Nose rocker is an important aspect of a surfboard, it keeps the board from diving under. The down side of nose rocker is that it creates drag.The nose section is usually out of water, how can it possibly cause drag? The nose area usually enters the water at lower speeds. Water contact is made under the nose rocker bend, in an area called the bow in boating. The red arrow points to the bow area in the following illustration.

The bow area pushes water out of the surfboard's path at lower speeds. When the bow is flat, as with most boards today, water is first pushed forward, then around the board. With a round or Vee bow, water is pushed directly out of the board's path. Drag is created with all bows, but; the resistance is less with round and Vee bows. When the nose hits water at high speed, a flat bottom cannot move water out of the way fast enough. Water accumulates in the form of a bow wave and pushes the board back. This is hydrodynamic lift producing a reverse force. Lift is created with the flat bow by speed. This is Bernoulli's Principle, pressure on the bottom exceeds pressure on the top, generating lift.

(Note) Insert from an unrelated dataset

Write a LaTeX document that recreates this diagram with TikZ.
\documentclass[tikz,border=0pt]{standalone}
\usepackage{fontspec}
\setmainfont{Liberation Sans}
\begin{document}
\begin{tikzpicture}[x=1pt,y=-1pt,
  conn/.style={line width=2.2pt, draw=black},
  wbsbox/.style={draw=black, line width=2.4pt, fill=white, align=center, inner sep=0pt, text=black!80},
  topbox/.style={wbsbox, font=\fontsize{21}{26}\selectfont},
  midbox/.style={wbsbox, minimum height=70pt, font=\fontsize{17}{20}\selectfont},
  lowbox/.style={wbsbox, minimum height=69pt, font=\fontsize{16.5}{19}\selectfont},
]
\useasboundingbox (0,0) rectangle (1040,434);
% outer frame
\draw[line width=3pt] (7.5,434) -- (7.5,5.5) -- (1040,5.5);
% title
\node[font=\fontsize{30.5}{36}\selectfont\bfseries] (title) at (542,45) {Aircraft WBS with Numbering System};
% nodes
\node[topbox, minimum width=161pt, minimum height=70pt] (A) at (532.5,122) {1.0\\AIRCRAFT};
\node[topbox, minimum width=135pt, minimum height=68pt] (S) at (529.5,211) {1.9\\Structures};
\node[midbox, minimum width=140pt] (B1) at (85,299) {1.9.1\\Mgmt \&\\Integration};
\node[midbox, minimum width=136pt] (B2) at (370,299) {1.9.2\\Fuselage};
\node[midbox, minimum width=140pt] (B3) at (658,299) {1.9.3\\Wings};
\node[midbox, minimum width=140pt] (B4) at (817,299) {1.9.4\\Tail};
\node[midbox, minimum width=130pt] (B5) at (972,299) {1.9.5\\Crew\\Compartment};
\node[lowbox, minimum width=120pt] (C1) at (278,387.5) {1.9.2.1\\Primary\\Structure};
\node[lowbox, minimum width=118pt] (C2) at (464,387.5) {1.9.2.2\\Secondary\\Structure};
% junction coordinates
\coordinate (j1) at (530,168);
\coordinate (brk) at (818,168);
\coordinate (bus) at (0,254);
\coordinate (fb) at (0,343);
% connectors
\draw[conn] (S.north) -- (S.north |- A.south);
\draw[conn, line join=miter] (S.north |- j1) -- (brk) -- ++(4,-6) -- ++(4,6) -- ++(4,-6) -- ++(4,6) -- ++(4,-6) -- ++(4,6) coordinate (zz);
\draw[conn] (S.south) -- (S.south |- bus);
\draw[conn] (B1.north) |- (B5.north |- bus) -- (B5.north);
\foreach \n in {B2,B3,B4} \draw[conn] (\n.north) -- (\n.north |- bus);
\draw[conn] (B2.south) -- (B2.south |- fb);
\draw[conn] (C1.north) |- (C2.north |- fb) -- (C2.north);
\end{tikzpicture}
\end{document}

The following video does not feature fatalities, many of the wipe outs are caused by the bow stopping the board or the board free falling uncontrollably.

At low speeds water may be parted by flat objects, not so at higher speeds. Inter molecular hydrogen bonding, holds water molecules together. Water cannot compress due to the lack of space between molecules. Water actually pushes back on high impact compression. Water can be parted with a thin speeding fin cutting through it. Turn the fin sideways and add high speed; turbulence is created, control is lost. Pressure on the fin drops due to water whirlpools or vortices. The flat bow combined with the rocker bend forms a wall, similar to a fin mounted sideways. At the perfect angle of impact, water blocks movement and spills over the board in a vortex. The flat bow is effective at low speed, but may stall at high. This is similar to an airplane wing with an angle of attack too high for available thrust or speed.

Surfboards were not originally designed for flying, nonetheless; flight is a permanent part of surfing. Flat bottoms act like a wing, producing lift in the air, Bernoulli's Principle. In free falls on large waves, surfers often land on the bow area with high impact. Off the lips and floaters have changed with modern vertical surfing. Surfers break their fins free out the back of the wave and fly to the bottom. Again landings are often completed on the bow section of their boards due to gravity and angle of attack. When the impact is hard, a flat surfboard may stop. A sudden stop can pitch the rider off his surfboard. Round or Vee bows can cushion the landing without stopping movement and catapulting riders. Weighted landing on the tail or nose will penetrate the surface. Surfers land on the bow with their weight fully on the nose, to flip the board around in a reverse. Their weight penetrates water so the board keeps moving fluidly without abruptly stopping.

Is the planing hull fastest hull? Compared to a Semi-Displacement hull, they are equal, if the planing hull completes a ride free of bow contact. When a bow contacts water a semi-displacement hull is faster. A semi-displacement hull is a board with a round or Vee bow and flat or concave aft half.

The drawing below is a cross cut section of the nose area with a displacement hull superimposed over a planing hull.

There are many factors affecting speed such as rail shape and rocker. The general rule is, we trade speed for control.